Legislative Assembly for the ACT: 2005 Week 11 Hansard (Wednesday, 21 September 2005) . . Page.. 3452 ..
MR SMYTH (Brindabella—Leader of the Opposition) (12.08): Mr Speaker, one should not miss the opportunity to rise and rebut the “sky is falling” philosophy of our leader here in the ACT. We have not seen this legislation and yet already it is bad; we have not got the written word but already it is condemned. It is condemned by those who belong to a regime that for 13 years saw the growth in real wages decline—it actually went down under the previous government. What we have seen in the last decade under the Howard government is in fact the greatest growth in real wages. The Chief Minister is leaving the chamber. He does not want to hear the truth, he does not want to hear the real story. Under the previous Labor government, of which the Chief Minister was a part, real wages grew by 1.2 per cent—1.2 per cent in 13 years. Under the Howard government, in the last nine years they have grown by over 14 per cent. So who is looking after the workers now? Who is making it better for workers and in fact who has created more jobs? In the last nine years there have been 1.7 million more jobs than there were in 1996.
Union membership—and here is the judgment of the work force, Mr Speaker—is the lowest that it has been for decades. It is the people who are rejecting the union movement and saying, “We have got a better deal and we are actually grateful for it.” So grateful were they for it, they voted Liberal at the last election and gave John Howard not just a majority in the House of Representatives but a majority in the Senate.
It is interesting to note that not only have we had real growth in wages but we have actually seen the gap in income levels between the rich and poor in Australia diminishing.

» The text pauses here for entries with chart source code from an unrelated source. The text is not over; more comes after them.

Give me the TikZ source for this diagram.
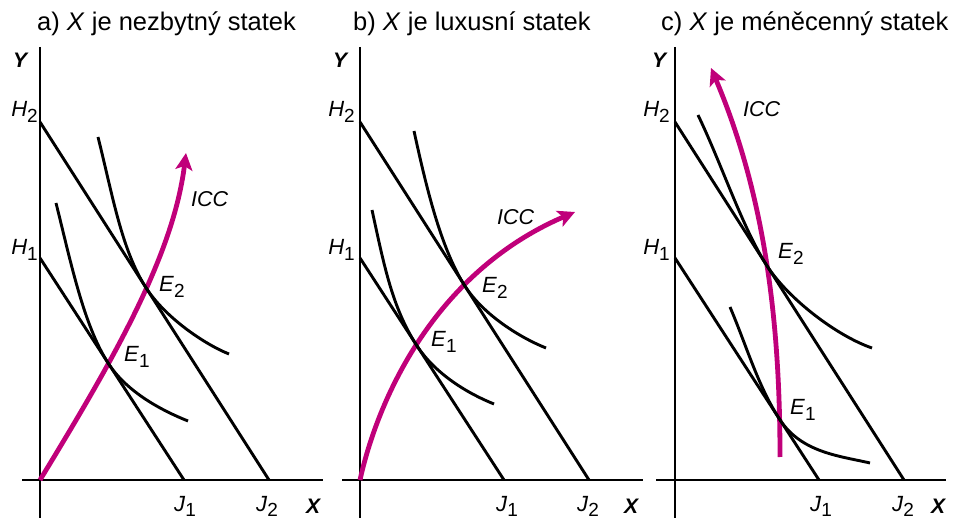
\documentclass[tikz,border=0pt]{standalone}
\usepackage{fontspec}
\setmainfont{Liberation Sans}
\usetikzlibrary{arrows.meta,intersections,calc}
\definecolor{icc}{RGB}{192,0,122}
\newcommand\sublab[2]{\textit{#1}\raisebox{-5.5pt}{\fontsize{19}{19}\selectfont #2}}
\begin{document}
\begin{tikzpicture}[x=1pt,y=-1pt,
  axis/.style={line width=1.2pt},
  budget/.style={line width=2.9pt},
  indiff/.style={line width=2.9pt},
  iccline/.style={line width=4.8pt, draw=icc, -{Stealth[length=17pt,width=17pt,inset=4pt]}},
  lab/.style={font=\fontsize{22}{26}\selectfont, inner sep=0pt},
  axlab/.style={font=\fontsize{21}{24}\selectfont\bfseries\itshape, inner sep=0pt},
  ttl/.style={font=\fontsize{25.5}{29}\selectfont, inner sep=0pt, anchor=base west},
  icclab/.style={font=\fontsize{21.5}{24}\selectfont\itshape, inner sep=0pt, anchor=base west}]
\useasboundingbox (0,0) rectangle (956,518);

% ================= panel a =================
\node[ttl] (ta) at (37,31) {a) \textit{X} je nezbytný statek};
\coordinate (aO) at (40,480);
\coordinate (aH1) at (40,258);
\coordinate (aH2) at (40,122);
\coordinate (aJ1) at (184,480);
\coordinate (aJ2) at (269,480);
\draw[axis] (40,47) -- (40,518);
\draw[axis] (22,480) -- (323,480);
\draw[iccline, name path=iccA] (aO) .. controls (110,365) and (173,258) .. (186,153);
\draw[budget, name path=aL1] (aH1) -- (aJ1);
\draw[budget, name path=aL2] (aH2) -- (aJ2);
\path[name intersections={of=iccA and aL1, by=aE1}];
\path[name intersections={of=iccA and aL2, by=aE2}];
\draw[indiff] (56,203) .. controls (71,263) and ($(aE1)+(-24.5,-37.8)$) .. (aE1)
  .. controls ($(aE1)+(19,29.4)$) and (163,411) .. (188,421);
\draw[indiff] (98,137) .. controls (113,197) and ($(aE2)+(-24.3,-37.9)$) .. (aE2)
  .. controls ($(aE2)+(18.9,29.5)$) and (204,344) .. (229,354);
\node[axlab, anchor=base west] (aY) at (13,68) {Y};
\node[axlab, anchor=base west] (aX) at (306,513) {X};
\node[lab, anchor=base east] (aH2l) at (38,117) {\sublab{H}{2}};
\node[lab, anchor=base east] (aH1l) at (38,255) {\sublab{H}{1}};
\node[lab, anchor=base west] (aJ1l) at (174,511) {\sublab{J}{1}};
\node[lab, anchor=base west] (aJ2l) at (256,511) {\sublab{J}{2}};
\node[lab, anchor=base west] (aE1l) at (124,362) {\sublab{E}{1}};
\node[lab, anchor=base west] (aE2l) at (159,292) {\sublab{E}{2}};
\node[icclab] (aI) at (191,207) {ICC};

% ================= panel b =================
\node[ttl] (tb) at (353,31) {b) \textit{X} je luxusní statek};
\coordinate (bO) at (360,480);
\coordinate (bH1) at (360,258);
\coordinate (bH2) at (360,122);
\coordinate (bJ1) at (504,480);
\coordinate (bJ2) at (589,480);
\draw[axis] (360,47) -- (360,518);
\draw[axis] (342,480) -- (643,480);
\draw[iccline, name path=iccB] (bO) .. controls (380,390) and (440,270) .. (575,212);
\draw[budget, name path=bL1] (bH1) -- (bJ1);
\draw[budget, name path=bL2] (bH2) -- (bJ2);
\path[name intersections={of=iccB and bL1, by=bE1}];
\path[name intersections={of=iccB and bL2, by=bE2}];
\draw[indiff] (372,210) .. controls (384,265) and ($(bE1)+(-24.5,-37.8)$) .. (bE1)
  .. controls ($(bE1)+(19,29.4)$) and (469,394) .. (494,404);
\draw[indiff] (414,131) .. controls (426,186) and ($(bE2)+(-24.3,-37.9)$) .. (bE2)
  .. controls ($(bE2)+(18.9,29.5)$) and (521,338) .. (546,348);
\node[axlab, anchor=base west] (bY) at (333,68) {Y};
\node[axlab, anchor=base west] (bX) at (624,513) {X};
\node[lab, anchor=base east] (bH2l) at (355,117) {\sublab{H}{2}};
\node[lab, anchor=base east] (bH1l) at (355,255) {\sublab{H}{1}};
\node[lab, anchor=base west] (bJ1l) at (496,511) {\sublab{J}{1}};
\node[lab, anchor=base west] (bJ2l) at (577,511) {\sublab{J}{2}};
\node[lab, anchor=base west] (bE1l) at (431,347) {\sublab{E}{1}};
\node[lab, anchor=base west] (bE2l) at (482,293) {\sublab{E}{2}};
\node[icclab] (bI) at (497,225) {ICC};

% ================= panel c =================
\node[ttl] (tc) at (661,31) {c) \textit{X} je méněcenný statek};
\coordinate (cH1) at (675,258);
\coordinate (cH2) at (675,122);
\coordinate (cJ1) at (819,480);
\coordinate (cJ2) at (904,480);
\coordinate (cS) at (780,457);
\draw[axis] (675,47) -- (675,518);
\draw[axis] (656,480) -- (946,480);
\draw[iccline, name path=iccC] (cS) .. controls (780,330) and (767,200) .. (711,68);
\draw[budget, name path=cL1] (cH1) -- (cJ1);
\draw[budget, name path=cL2] (cH2) -- (cJ2);
\path[name intersections={of=iccC and cL1, by=cE1}];
\path[name intersections={of=iccC and cL2, by=cE2}];
\draw[indiff] (730,307) .. controls (747,347) and ($(cE1)+(-21.8,-33.6)$) .. (cE1)
  .. controls ($(cE1)+(21.8,33.6)$) and (840,456) .. (870,463);
\draw[indiff] (698,115) .. controls (722,165) and ($(cE2)+(-24.3,-37.9)$) .. (cE2)
  .. controls ($(cE2)+(21.6,33.7)$) and (837,336) .. (872,348);
\node[axlab, anchor=base west] (cY) at (652,68) {Y};
\node[axlab, anchor=base west] (cX) at (931,513) {X};
\node[lab, anchor=base east] (cH2l) at (670,117) {\sublab{H}{2}};
\node[lab, anchor=base east] (cH1l) at (670,255) {\sublab{H}{1}};
\node[lab, anchor=base west] (cJ1l) at (810,511) {\sublab{J}{1}};
\node[lab, anchor=base west] (cJ2l) at (892,511) {\sublab{J}{2}};
\node[lab, anchor=base west] (cE1l) at (790,415) {\sublab{E}{1}};
\node[lab, anchor=base west] (cE2l) at (778,259) {\sublab{E}{2}};
\node[icclab] (cI) at (743,117) {ICC};
\end{tikzpicture}
\end{document}
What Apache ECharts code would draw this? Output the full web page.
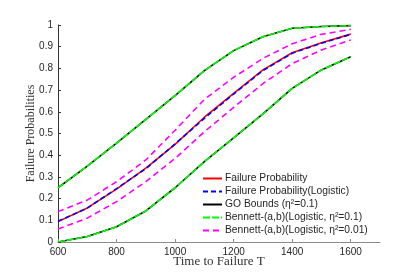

The Hansard of the Parliament on 9 August 2005 shows the Prime Minister as saying:
… the mantra that the rich are getting richer and the poor are getting poorer is wrong according to the Bureau of Statistics.
The figures that came out last Friday are a stunning repudiation of that mantra. They are also a very strong endorsement of the social justice approach which has underlaid the policies of this government for the last 9½ years.
What these figures disclose is that over the period 1995 to 2003-04, the average household income in Australia grew by 20.7 per cent in real terms.
Twenty per cent growth. Are we going to shun the reforms of 1996? I will not go back over the quotes that Mr Mulcahy read earlier but, according to the Labor Party, the world as we knew it was going to end. Well it did not and thank God it did not because Australian families in that time have had 20.7 per cent growth in real terms in average household income. We are proud of that and we should be proud of that. It puts the lie to what was said by the Labor Party in 1996. The Prime Minister went on to say:
What was really welcome about this finding was that the real incomes of low and middle income households increased by a proportionally greater amount—that is, 22 per cent—than the real incomes of the richest households, which increased by 19.3 per cent over the same period: low-and middle-income households up by 22 per cent; rich households up by 19 per cent.